I am also inclined to suggest that the restriction of access to foreign exchange would invariably make monsters out of operating agencies and engender an atmosphere for corruption, the same thing that the President has staked a substantial part of his five months to fight.

Although finding ways to circumvent such restrictions is the natural order in the circumstance, a story in a recent article by Azu Ishiekwene reinforces my conviction. In the article, entitled, “Sanusi on Point: There’s Danger Ahead”, Ishiekwene told of a manufacturer who needed $1000 to replace a damaged spare part in one of his machines. After two weeks of running from his bank to the offices of the Standards Organisation of Nigeria with requests for him to meet near impossible conditions and bills mounting, he was advised to “contact a guy in SON office, who offered to ‘sort him out’ if he could pay N65, 000 in a bribe; that is roughly one quarter of the black market value of the $1000 he needed to transfer.”

This is the exact thing that a government exposes its citizens to when it places unrealistic restrictions and refuses to make decision whose urgency are gaping.

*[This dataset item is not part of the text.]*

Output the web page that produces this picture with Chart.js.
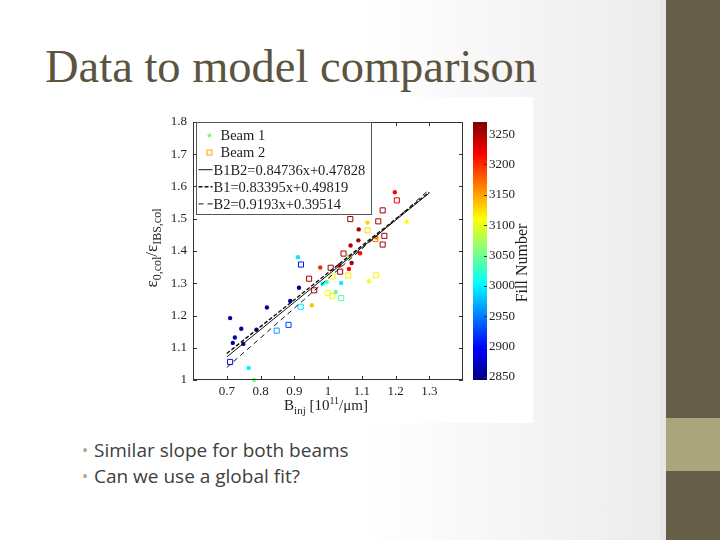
<!DOCTYPE html>
<html>
<head>
<meta charset="utf-8">
<title>Data to model comparison</title>
<script src="https://cdn.jsdelivr.net/npm/chart.js@4.4.1/dist/chart.umd.min.js"></script>
<style>
  html, body { margin: 0; padding: 0; }
  body { width: 720px; height: 540px; overflow: hidden; background: #fff; }
  #slide { position: relative; width: 720px; height: 540px; }
  #fundo { position: absolute; left: 0; top: 0; width: 660px; height: 540px;
    background: linear-gradient(to right, #ffffff 0%, #ffffff 55%, #ececec 100%); }
  #faixa { position: absolute; left: 660px; top: 0; width: 6px; height: 540px; background: #e6e6e6; }
  #lateral { position: absolute; left: 666px; top: 0; width: 54px; height: 540px; background: #665e48; }
  #lateralClara { position: absolute; left: 666px; top: 418px; width: 54px; height: 53px; background: #a9a67e; }
  h1 { position: absolute; left: 45px; top: 44px; margin: 0; font: 400 46.5px/46px 'Liberation Serif', serif;
    color: #5c5440; white-space: nowrap; }
  #figura { position: absolute; left: 140px; top: 97px; width: 393px; height: 326px; background: #fff; }
  #grafico { position: absolute; left: 0; top: 0; }
  #barraCor { position: absolute; left: 330px; top: 0; }
  .item { position: absolute; left: 94px; font: 19px/26px 'Open Sans', sans-serif; color: #404040; white-space: nowrap; }
  .item span { position: absolute; left: -12px; top: 0; color: #a8a48c; font-size: 16px; }
</style>
</head>
<body>
<div id="slide">
  <div id="fundo"></div>
  <div id="faixa"></div>
  <div id="lateral"></div>
  <div id="lateralClara"></div>
  <h1>Data to model comparison</h1>
  <div id="figura">
    <canvas id="grafico" width="330" height="326"></canvas>
    <canvas id="barraCor" width="67" height="326"></canvas>
  </div>
  <div class="item" style="top:437px"><span>•</span>Similar slope for both beams</div>
  <div class="item" style="top:463px"><span>•</span>Can we use a global fit?</div>
</div>
<script>
// Beam 1 (pontos cheios)
const beam1X = [0.710, 0.718, 0.724, 0.743, 0.749, 0.788, 0.819, 0.888, 0.914, 0.911, 0.765, 0.781,
  0.952, 0.977, 0.984, 0.996, 1.023, 1.039, 1.034, 1.062, 1.067, 1.070, 1.090, 1.091, 1.095, 1.117,
  1.121, 1.143, 1.198, 1.233, 1.061];
const beam1Y = [1.192, 1.115, 1.132, 1.159, 1.112, 1.156, 1.225, 1.245, 1.286, 1.381, 1.037, 1.000,
  1.232, 1.349, 1.298, 1.304, 1.273, 1.301, 1.355, 1.344, 1.417, 1.363, 1.433, 1.467, 1.393, 1.488,
  1.306, 1.442, 1.582, 1.491, 1.383];
const beam1Fill = [2855, 2855, 2860, 2855, 2855, 2855, 2855, 2860, 2855, 2995, 3000, 3055,
  3135, 3200, 3005, 3030, 3045, 3000, 3250, 3215, 3255, 3255, 3250, 3255, 3215, 3130,
  3105, 3165, 3215, 3110, 3085];

// Beam 2 (quadrados vazios)
const beam2X = [0.710, 0.848, 0.883, 0.919, 0.920, 0.944, 0.959, 0.999, 1.013, 1.039, 1.008, 1.036,
  1.013, 1.060, 1.142, 1.046, 1.066, 1.117, 1.149, 1.162, 1.167, 1.162, 1.204, 1.140];
const beam2Y = [1.056, 1.153, 1.171, 1.227, 1.358, 1.314, 1.278, 1.270, 1.261, 1.254, 1.348, 1.336,
  1.321, 1.324, 1.325, 1.392, 1.499, 1.464, 1.492, 1.526, 1.447, 1.420, 1.557, 1.437];
const beam2Fill = [2905, 2965, 2925, 2995, 2905, 3255, 3255, 3110, 3115, 3040, 3255, 3255,
  3115, 3120, 3115, 3255, 3255, 3125, 3250, 3255, 3255, 3255, 3225, 3170];

// Ajustes lineares (da legenda)
const fitNames = ['B1B2=0.84736x+0.47828', 'B1=0.83395x+0.49819', 'B2=0.9193x+0.39514'];
const fitSlopes = [0.84736, 0.83395, 0.9193];
const fitIntercepts = [0.47828, 0.49819, 0.39514];
const fitRange = [0.7, 1.3];

// Eixos
const xTicks = [0.7, 0.8, 0.9, 1, 1.1, 1.2, 1.3];
const yTicks = [1, 1.1, 1.2, 1.3, 1.4, 1.5, 1.6, 1.7, 1.8];
const fillTicks = [2850, 2900, 2950, 3000, 3050, 3100, 3150, 3200, 3250];
const fillMin = 2845;
const fillMax = 3270;

const serif = "'Liberation Serif', 'Times New Roman', serif";
const corTexto = '#1e1e1e';

// Mapa de cores "jet" do MATLAB
function jetT(t) {
    t = Math.max(0, Math.min(1, t));
    const c = v => Math.round(255 * Math.max(0, Math.min(1, v)));
    return `rgb(${c(1.5 - Math.abs(4 * t - 3))},${c(1.5 - Math.abs(4 * t - 2))},${c(1.5 - Math.abs(4 * t - 1))})`;
}
function corJet(fill) {
    return jetT((fill - fillMin) / (fillMax - fillMin));
}

// Texto com subscritos/sobrescritos
function desenharTexto(ctx, partes, x, y) {
    let largura = 0;
    partes.forEach(p => { ctx.font = `${p.size}px ${serif}`; largura += ctx.measureText(p.t).width; });
    let cx = x - largura / 2;
    partes.forEach(p => {
        ctx.font = `${p.size}px ${serif}`;
        ctx.fillText(p.t, cx, y + (p.dy || 0));
        cx += ctx.measureText(p.t).width;
    });
}

const fitDash = [[], [4, 2], [5, 4]];
const fitWidth = [1, 1.4, 1];

// Moldura, marcas, títulos e legenda no estilo MATLAB
const molduraMatlab = {
    id: 'molduraMatlab',
    afterDraw(chart) {
        const { ctx, chartArea: a, scales: { x, y } } = chart;
        ctx.save();
        ctx.strokeStyle = '#333';
        ctx.lineWidth = 1;
        ctx.strokeRect(a.left + 0.5, a.top + 0.5, a.width - 1, a.height - 1);
        ctx.beginPath();
        xTicks.forEach(v => {
            const px = Math.round(x.getPixelForValue(v)) + 0.5;
            ctx.moveTo(px, a.bottom); ctx.lineTo(px, a.bottom - 4);
            ctx.moveTo(px, a.top); ctx.lineTo(px, a.top + 4);
        });
        yTicks.forEach(v => {
            const py = Math.round(y.getPixelForValue(v)) + 0.5;
            ctx.moveTo(a.left, py); ctx.lineTo(a.left + 4, py);
            ctx.moveTo(a.right, py); ctx.lineTo(a.right - 4, py);
        });
        ctx.stroke();

        // títulos dos eixos
        ctx.fillStyle = corTexto;
        ctx.textBaseline = 'alphabetic';
        ctx.textAlign = 'left';
        desenharTexto(ctx, [
            { t: 'B', size: 15 }, { t: 'inj', size: 11, dy: 4 }, { t: ' [10', size: 15 },
            { t: '11', size: 10, dy: -6 }, { t: '/\u03bcm]', size: 15 }
        ], (a.left + a.right) / 2 - 2, 313);
        ctx.save();
        ctx.translate(17, 151);
        ctx.rotate(-Math.PI / 2);
        desenharTexto(ctx, [
            { t: '\u03b5', size: 17 }, { t: '0,col', size: 12, dy: 4 }, { t: '/', size: 17 },
            { t: '\u03b5', size: 17 }, { t: 'IBS,col', size: 12, dy: 4 }
        ], 0, 0);
        ctx.restore();

        // legenda
        const lx = a.left + 3.5, ly = a.top + 0.5, lw = 175, lh = 92;
        ctx.fillStyle = '#fff';
        ctx.fillRect(lx, ly, lw, lh);
        ctx.strokeStyle = '#555';
        ctx.strokeRect(lx, ly, lw, lh);
        const rotulos = ['Beam 1', 'Beam 2', ...fitNames];
        rotulos.forEach((r, i) => {
            const yy = ly + 13 + i * 17.1;
            if (i === 0) {
                ctx.fillStyle = corJet(3057);
                ctx.beginPath(); ctx.arc(lx + 13, yy, 2, 0, Math.PI * 2); ctx.fill();
            } else if (i === 1) {
                ctx.strokeStyle = corJet(3150); ctx.lineWidth = 1; ctx.setLineDash([]);
                ctx.strokeRect(lx + 10.5, yy - 2.5, 5, 5);
            } else {
                ctx.strokeStyle = '#111'; ctx.lineWidth = fitWidth[i - 2];
                ctx.setLineDash(fitDash[i - 2]);
                ctx.beginPath(); ctx.moveTo(lx + 2, yy); ctx.lineTo(lx + 16, yy); ctx.stroke();
                ctx.setLineDash([]);
            }
            ctx.fillStyle = corTexto;
            ctx.font = `14.5px ${serif}`;
            ctx.textBaseline = 'middle';
            ctx.textAlign = 'left';
            ctx.fillText(r, lx + (i < 2 ? 24 : 17), yy + 1);
        });
        ctx.restore();
    }
};

const fonteTicks = { family: serif, size: 13 };

new Chart(document.getElementById('grafico'), {
    type: 'scatter',
    data: {
        datasets: [
            ...fitNames.map((nome, i) => ({
                label: nome,
                data: fitRange.map(x => ({ x: x, y: fitSlopes[i] * x + fitIntercepts[i] })),
                showLine: true,
                borderColor: '#111',
                borderWidth: fitWidth[i],
                borderDash: fitDash[i],
                pointRadius: 0,
                order: 0
            })),
            {
                label: 'Beam 1',
                data: beam1X.map((x, i) => ({ x: x, y: beam1Y[i] })),
                pointStyle: 'circle',
                pointRadius: 2.2,
                backgroundColor: beam1Fill.map(corJet),
                borderWidth: 0,
                clip: 6,
                order: 1
            },
            {
                label: 'Beam 2',
                data: beam2X.map((x, i) => ({ x: x, y: beam2Y[i] })),
                pointStyle: 'rect',
                pointRadius: 3.6,
                backgroundColor: 'rgba(0,0,0,0)',
                borderColor: beam2Fill.map(corJet),
                borderWidth: 1,
                clip: 6,
                order: 1
            }
        ]
    },
    options: {
        responsive: false,
        animation: false,
        events: [],
        layout: { padding: { top: 25, right: 7, left: 0, bottom: 0 } },
        plugins: { legend: { display: false }, tooltip: { enabled: false } },
        scales: {
            x: {
                type: 'linear', min: 0.6, max: 1.4,
                afterBuildTicks: s => { s.ticks = xTicks.map(v => ({ value: v })); },
                afterFit: s => { s.height = 43; },
                grid: { display: false, drawTicks: false },
                border: { display: false },
                ticks: { font: fonteTicks, color: corTexto, padding: 4, maxRotation: 0, autoSkip: false, callback: v => String(v) }
            },
            y: {
                type: 'linear', min: 1, max: 1.8,
                afterBuildTicks: s => { s.ticks = yTicks.map(v => ({ value: v })); },
                afterFit: s => { s.width = 53; },
                grid: { display: false, drawTicks: false },
                border: { display: false },
                ticks: { font: fonteTicks, color: corTexto, padding: 6, autoSkip: false, callback: v => String(v) }
            }
        }
    },
    plugins: [molduraMatlab]
});

// Barra de cores (Fill Number)
function gradienteJet(chart) {
    const a = chart.chartArea;
    if (!a) return '#000';
    const g = chart.ctx.createLinearGradient(0, a.bottom, 0, a.top);
    for (let i = 0; i <= 8; i++) g.addColorStop(i / 8, jetT(i / 8));
    return g;
}

const rotuloBarra = {
    id: 'rotuloBarra',
    afterDraw(chart) {
        const { ctx, chartArea: a, scales: { y } } = chart;
        ctx.save();
        ctx.strokeStyle = '#333';
        ctx.beginPath();
        fillTicks.forEach(v => {
            const py = Math.round(y.getPixelForValue(v)) + 0.5;
            ctx.moveTo(a.right, py); ctx.lineTo(a.right - 3, py);
        });
        ctx.stroke();
        ctx.translate(53, 166);
        ctx.rotate(-Math.PI / 2);
        ctx.fillStyle = corTexto;
        ctx.font = `16px ${serif}`;
        ctx.textAlign = 'center';
        ctx.textBaseline = 'middle';
        ctx.fillText('Fill Number', 0, 0);
        ctx.restore();
    }
};

new Chart(document.getElementById('barraCor'), {
    type: 'bar',
    data: {
        labels: [''],
        datasets: [{
            data: [[fillMin, fillMax]],
            backgroundColor: ctx => gradienteJet(ctx.chart),
            borderWidth: 0,
            barPercentage: 1,
            categoryPercentage: 1
        }]
    },
    options: {
        responsive: false,
        animation: false,
        events: [],
        layout: { padding: { left: 3, top: 25, bottom: 43, right: 0 } },
        plugins: { legend: { display: false }, tooltip: { enabled: false } },
        scales: {
            x: { display: false },
            y: {
                position: 'right', min: fillMin, max: fillMax,
                afterBuildTicks: s => { s.ticks = fillTicks.map(v => ({ value: v })); },
                afterFit: s => { s.width = 50; },
                grid: { display: false, drawTicks: false },
                border: { display: false },
                ticks: { font: fonteTicks, color: corTexto, padding: 2, callback: v => String(v) }
            }
        }
    },
    plugins: [rotuloBarra]
});
</script>
</body>
</html>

For instance, Buhari insists he would not remove subsidies on fuel consumption, he has also refused the proposal for the sale of the country’s perpetually moribund refineries, but retaining subsidies has not stopped the manipulation of the price of petrol for as high as between N100 and N120 is some parts of the country and those refineries continue to run at a loss, yet the country keeps them like they were some invaluable ornament.
As the Emir of Kano, Muhammadu Sanusi 11, said recently, Buhari needs urgent help with the economy. I hope he will get that help now that he has a cabinet. Members of this cabinet must be sure to tell the President the truth about every situation. Of course, there are chances that the President may want to listen to his own voice, but ministers who have convictions must speak out and save Nigeria’s badly haemorrhaging economy before night falls.